↓↓↓

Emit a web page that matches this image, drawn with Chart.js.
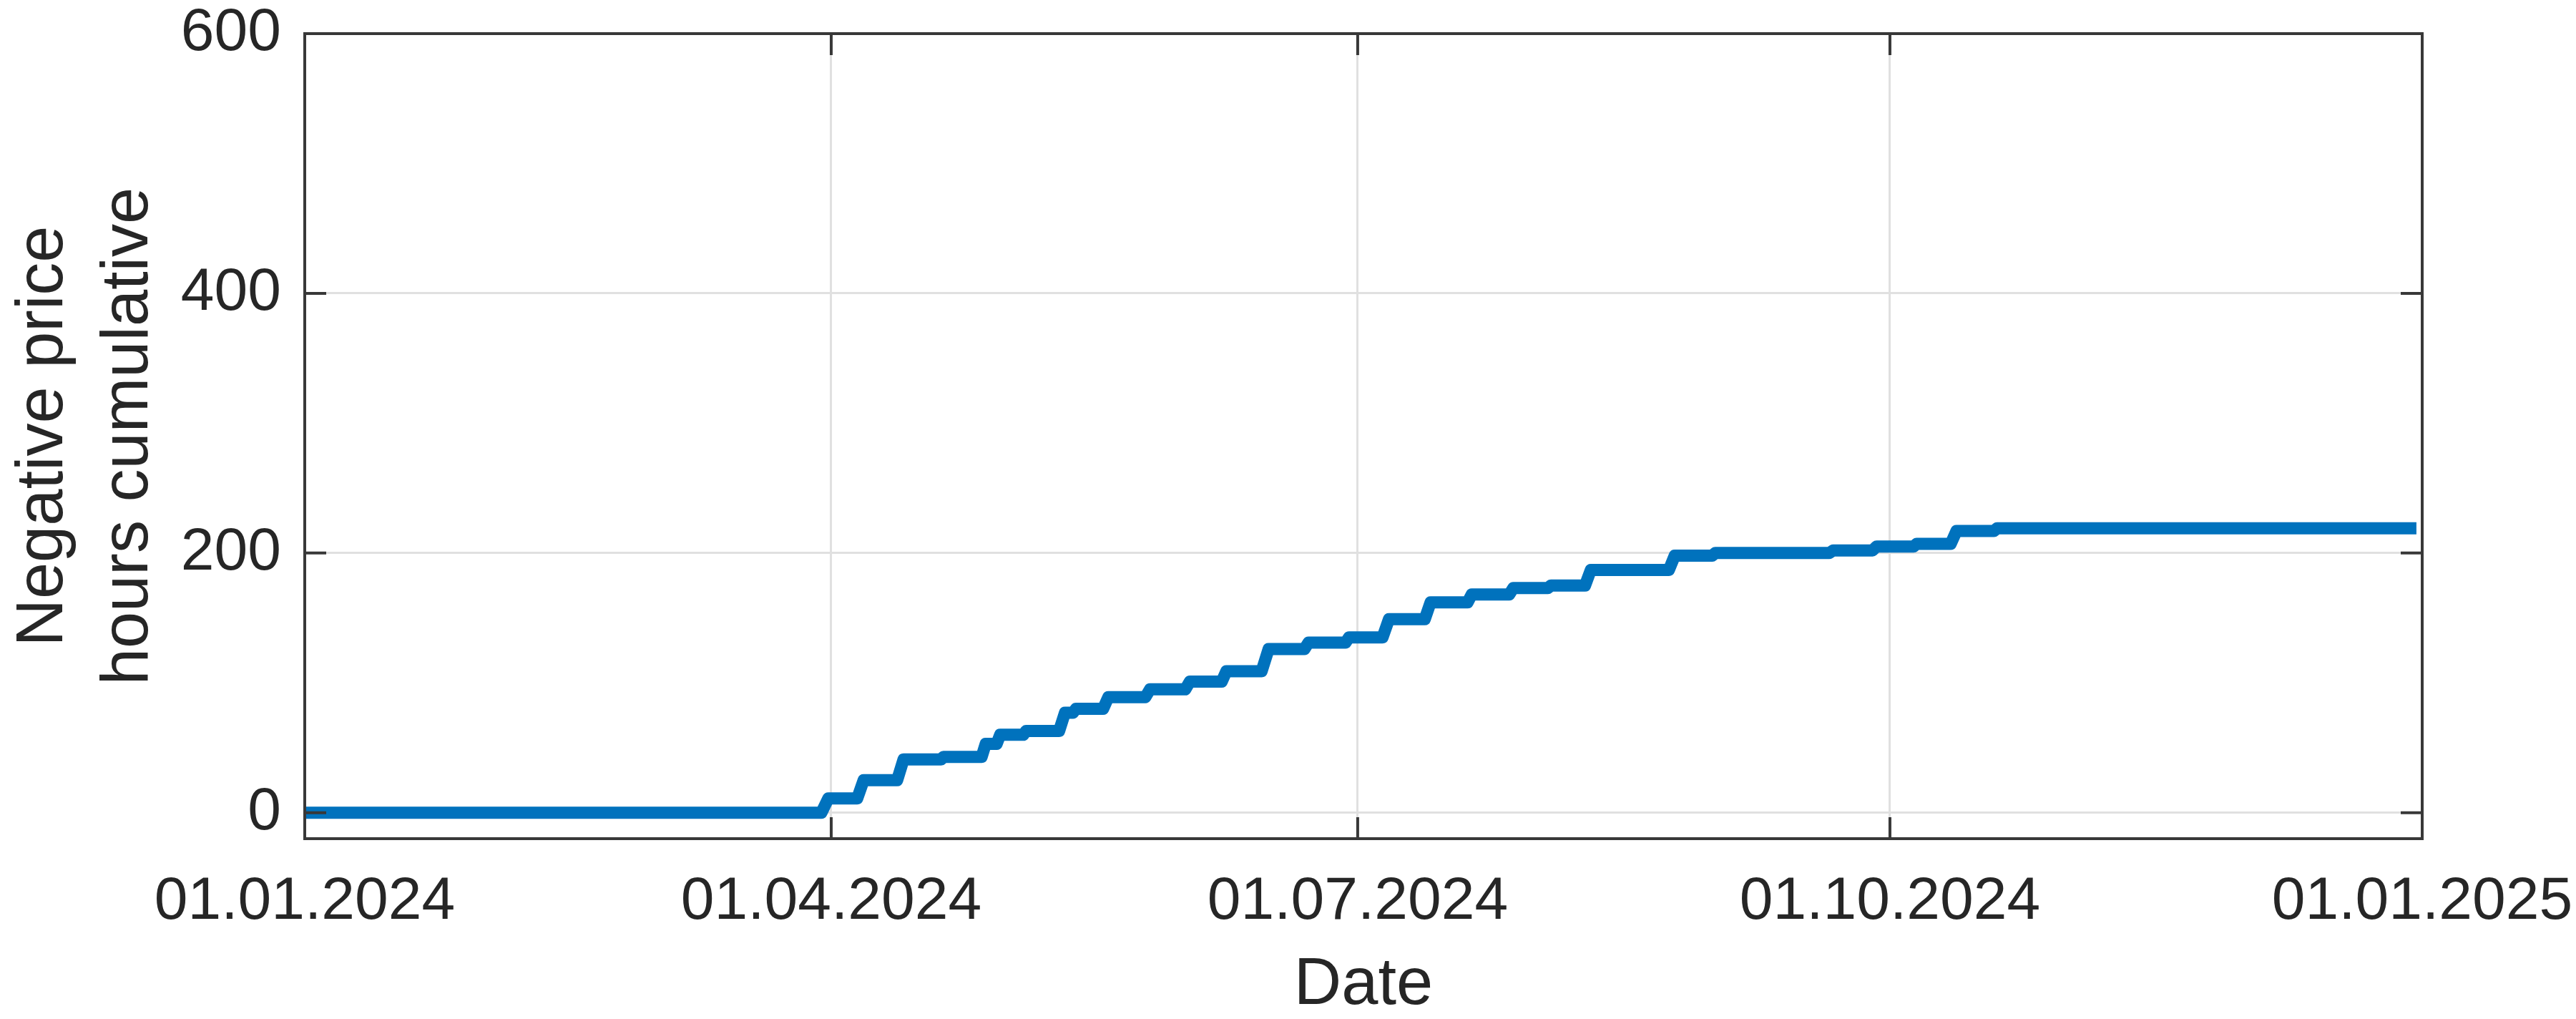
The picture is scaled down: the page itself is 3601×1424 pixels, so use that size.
<!DOCTYPE html>
<html>
<head>
<meta charset="utf-8">
<script src="https://cdn.jsdelivr.net/npm/chart.js@4.4.1/dist/chart.umd.min.js"></script>
<style>
html,body{margin:0;padding:0;background:#ffffff;}
canvas{display:block;}
</style>
</head>
<body>
<canvas id="c" width="3601" height="1424"></canvas>
<script>
// Days since 01.01.2024 00:00 (vertices of the cumulative step curve)
const dayOfYear = [
  0, 89.3, 90.5, 95.5, 96.6, 102.4, 103.5, 110.0, 110.4, 117.0,
  117.7, 119.6, 120.2, 124.2, 124.7, 130.4, 131.4, 132.8, 133.3, 138.0,
  138.9, 145.3, 146.1, 152.2, 153.0, 158.5, 159.3, 165.4, 166.6, 172.8,
  173.5, 179.9, 180.5, 186.3, 187.4, 193.6, 194.6, 201.0, 201.7, 208.2,
  208.9, 214.9, 215.4, 221.3, 222.3, 235.8, 236.8, 243.3, 243.8, 263.5,
  264.2, 271.0, 271.7, 278.1, 278.6, 284.5, 285.5, 292.0, 292.5, 365.0
];
// Cumulative number of negative-price hours at each vertex
const cumulativeHours = [
  0, 0, 11, 11, 25, 25, 41, 41, 43, 43,
  53, 53, 60, 60, 63, 63, 77, 77, 80, 80,
  89, 89, 95, 95, 101, 101, 109, 109, 126, 126,
  131, 131, 135, 135, 149, 149, 162, 162, 168, 168,
  173, 173, 175, 175, 187, 187, 198, 198, 200, 200,
  202, 202, 205, 205, 207, 207, 217, 217, 219, 219
];
const xTickDays = [0, 91, 182, 274, 366];
const xTickLabels = ['01.01.2024', '01.04.2024', '01.07.2024', '01.10.2024', '01.01.2025'];
const yTickValues = [0, 200, 400, 600];
const xTitle = 'Date';
const yTitle = ['Negative price', 'hours cumulative'];

const points = dayOfYear.map((d, i) => ({ x: d, y: cumulativeHours[i] }));

const FONT = 'Liberation Sans, Arial, Helvetica, sans-serif';
const TEXT = '#262626';
const GRID = '#e0e0e0';

const frame = {
  id: 'frame',
  afterDatasetsDraw(chart) {
    const { ctx, chartArea: a, scales: { x, y } } = chart;
    const L = 30;
    ctx.save();
    ctx.strokeStyle = '#383838';
    ctx.lineWidth = 4;
    ctx.beginPath();
    x.ticks.forEach(t => {
      const px = x.getPixelForValue(t.value);
      ctx.moveTo(px, a.bottom); ctx.lineTo(px, a.bottom - L);
      ctx.moveTo(px, a.top); ctx.lineTo(px, a.top + L);
    });
    y.ticks.forEach(t => {
      const py = y.getPixelForValue(t.value);
      ctx.moveTo(a.left, py); ctx.lineTo(a.left + L, py);
      ctx.moveTo(a.right, py); ctx.lineTo(a.right - L, py);
    });
    ctx.stroke();
    ctx.strokeRect(a.left, a.top, a.right - a.left, a.bottom - a.top);
    ctx.restore();
  }
};

new Chart(document.getElementById('c'), {
  type: 'line',
  data: {
    datasets: [{
      data: points,
      borderColor: '#0072BD',
      borderWidth: 17,
      pointRadius: 0,
      tension: 0,
      fill: false,
      borderJoinStyle: 'round',
      borderCapStyle: 'butt'
    }]
  },
  options: {
    responsive: false,
    animation: false,
    devicePixelRatio: 1,
    layout: { padding: { left: 0, right: 215, top: 47, bottom: 0 } },
    plugins: { legend: { display: false }, tooltip: { enabled: false } },
    scales: {
      x: {
        type: 'linear',
        position: 'bottom',
        min: 0,
        max: 366,
        afterBuildTicks: s => { s.ticks = xTickDays.map(v => ({ value: v })); },
        afterFit: s => { s.height = 252; s.paddingLeft = 0; s.paddingRight = 0; },
        ticks: {
          autoSkip: false, maxRotation: 0, minRotation: 0, padding: 38,
          color: TEXT, font: { family: FONT, size: 84 },
          callback: v => xTickLabels[xTickDays.indexOf(v)]
        },
        grid: { color: GRID, lineWidth: 3, drawTicks: false },
        border: { display: false },
        title: {
          display: true, text: xTitle, color: TEXT,
          font: { family: FONT, size: 92, lineHeight: 1 },
          padding: { top: 0, bottom: 0 }
        }
      },
      y: {
        type: 'linear',
        position: 'left',
        min: -20,
        max: 600,
        afterBuildTicks: s => { s.ticks = yTickValues.map(v => ({ value: v })); },
        afterFit: s => { s.width = 426; s.paddingTop = 0; s.paddingBottom = 0; },
        ticks: {
          padding: 33, color: TEXT, font: { family: FONT, size: 84 }
        },
        grid: { color: GRID, lineWidth: 3, drawTicks: false },
        border: { display: false },
        title: {
          display: true, text: yTitle, color: TEXT,
          font: { family: FONT, size: 92, lineHeight: 1.293 },
          padding: { top: 2, bottom: 0 }
        }
      }
    }
  },
  plugins: [frame]
});
</script>
</body>
</html>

↑↑↑

== Your instructions ==
Every line of text is to be repeated exactly; pictures are left out.

== Solution for this problem ==
Emit a web page that matches this image, drawn with Chart.js.
The picture is scaled down: the page itself is 3601×1424 pixels, so use that size.
<!DOCTYPE html>
<html>
<head>
<meta charset="utf-8">
<script src="https://cdn.jsdelivr.net/npm/chart.js@4.4.1/dist/chart.umd.min.js"></script>
<style>
html,body{margin:0;padding:0;background:#ffffff;}
canvas{display:block;}
</style>
</head>
<body>
<canvas id="c" width="3601" height="1424"></canvas>
<script>
// Days since 01.01.2024 00:00 (vertices of the cumulative step curve)
const dayOfYear = [
  0, 89.3, 90.5, 95.5, 96.6, 102.4, 103.5, 110.0, 110.4, 117.0,
  117.7, 119.6, 120.2, 124.2, 124.7, 130.4, 131.4, 132.8, 133.3, 138.0,
  138.9, 145.3, 146.1, 152.2, 153.0, 158.5, 159.3, 165.4, 166.6, 172.8,
  173.5, 179.9, 180.5, 186.3, 187.4, 193.6, 194.6, 201.0, 201.7, 208.2,
  208.9, 214.9, 215.4, 221.3, 222.3, 235.8, 236.8, 243.3, 243.8, 263.5,
  264.2, 271.0, 271.7, 278.1, 278.6, 284.5, 285.5, 292.0, 292.5, 365.0
];
// Cumulative number of negative-price hours at each vertex
const cumulativeHours = [
  0, 0, 11, 11, 25, 25, 41, 41, 43, 43,
  53, 53, 60, 60, 63, 63, 77, 77, 80, 80,
  89, 89, 95, 95, 101, 101, 109, 109, 126, 126,
  131, 131, 135, 135, 149, 149, 162, 162, 168, 168,
  173, 173, 175, 175, 187, 187, 198, 198, 200, 200,
  202, 202, 205, 205, 207, 207, 217, 217, 219, 219
];
const xTickDays = [0, 91, 182, 274, 366];
const xTickLabels = ['01.01.2024', '01.04.2024', '01.07.2024', '01.10.2024', '01.01.2025'];
const yTickValues = [0, 200, 400, 600];
const xTitle = 'Date';
const yTitle = ['Negative price', 'hours cumulative'];

const points = dayOfYear.map((d, i) => ({ x: d, y: cumulativeHours[i] }));

const FONT = 'Liberation Sans, Arial, Helvetica, sans-serif';
const TEXT = '#262626';
const GRID = '#e0e0e0';

const frame = {
  id: 'frame',
  afterDatasetsDraw(chart) {
    const { ctx, chartArea: a, scales: { x, y } } = chart;
    const L = 30;
    ctx.save();
    ctx.strokeStyle = '#383838';
    ctx.lineWidth = 4;
    ctx.beginPath();
    x.ticks.forEach(t => {
      const px = x.getPixelForValue(t.value);
      ctx.moveTo(px, a.bottom); ctx.lineTo(px, a.bottom - L);
      ctx.moveTo(px, a.top); ctx.lineTo(px, a.top + L);
    });
    y.ticks.forEach(t => {
      const py = y.getPixelForValue(t.value);
      ctx.moveTo(a.left, py); ctx.lineTo(a.left + L, py);
      ctx.moveTo(a.right, py); ctx.lineTo(a.right - L, py);
    });
    ctx.stroke();
    ctx.strokeRect(a.left, a.top, a.right - a.left, a.bottom - a.top);
    ctx.restore();
  }
};

new Chart(document.getElementById('c'), {
  type: 'line',
  data: {
    datasets: [{
      data: points,
      borderColor: '#0072BD',
      borderWidth: 17,
      pointRadius: 0,
      tension: 0,
      fill: false,
      borderJoinStyle: 'round',
      borderCapStyle: 'butt'
    }]
  },
  options: {
    responsive: false,
    animation: false,
    devicePixelRatio: 1,
    layout: { padding: { left: 0, right: 215, top: 47, bottom: 0 } },
    plugins: { legend: { display: false }, tooltip: { enabled: false } },
    scales: {
      x: {
        type: 'linear',
        position: 'bottom',
        min: 0,
        max: 366,
        afterBuildTicks: s => { s.ticks = xTickDays.map(v => ({ value: v })); },
        afterFit: s => { s.height = 252; s.paddingLeft = 0; s.paddingRight = 0; },
        ticks: {
          autoSkip: false, maxRotation: 0, minRotation: 0, padding: 38,
          color: TEXT, font: { family: FONT, size: 84 },
          callback: v => xTickLabels[xTickDays.indexOf(v)]
        },
        grid: { color: GRID, lineWidth: 3, drawTicks: false },
        border: { display: false },
        title: {
          display: true, text: xTitle, color: TEXT,
          font: { family: FONT, size: 92, lineHeight: 1 },
          padding: { top: 0, bottom: 0 }
        }
      },
      y: {
        type: 'linear',
        position: 'left',
        min: -20,
        max: 600,
        afterBuildTicks: s => { s.ticks = yTickValues.map(v => ({ value: v })); },
        afterFit: s => { s.width = 426; s.paddingTop = 0; s.paddingBottom = 0; },
        ticks: {
          padding: 33, color: TEXT, font: { family: FONT, size: 84 }
        },
        grid: { color: GRID, lineWidth: 3, drawTicks: false },
        border: { display: false },
        title: {
          display: true, text: yTitle, color: TEXT,
          font: { family: FONT, size: 92, lineHeight: 1.293 },
          padding: { top: 2, bottom: 0 }
        }
      }
    }
  },
  plugins: [frame]
});
</script>
</body>
</html>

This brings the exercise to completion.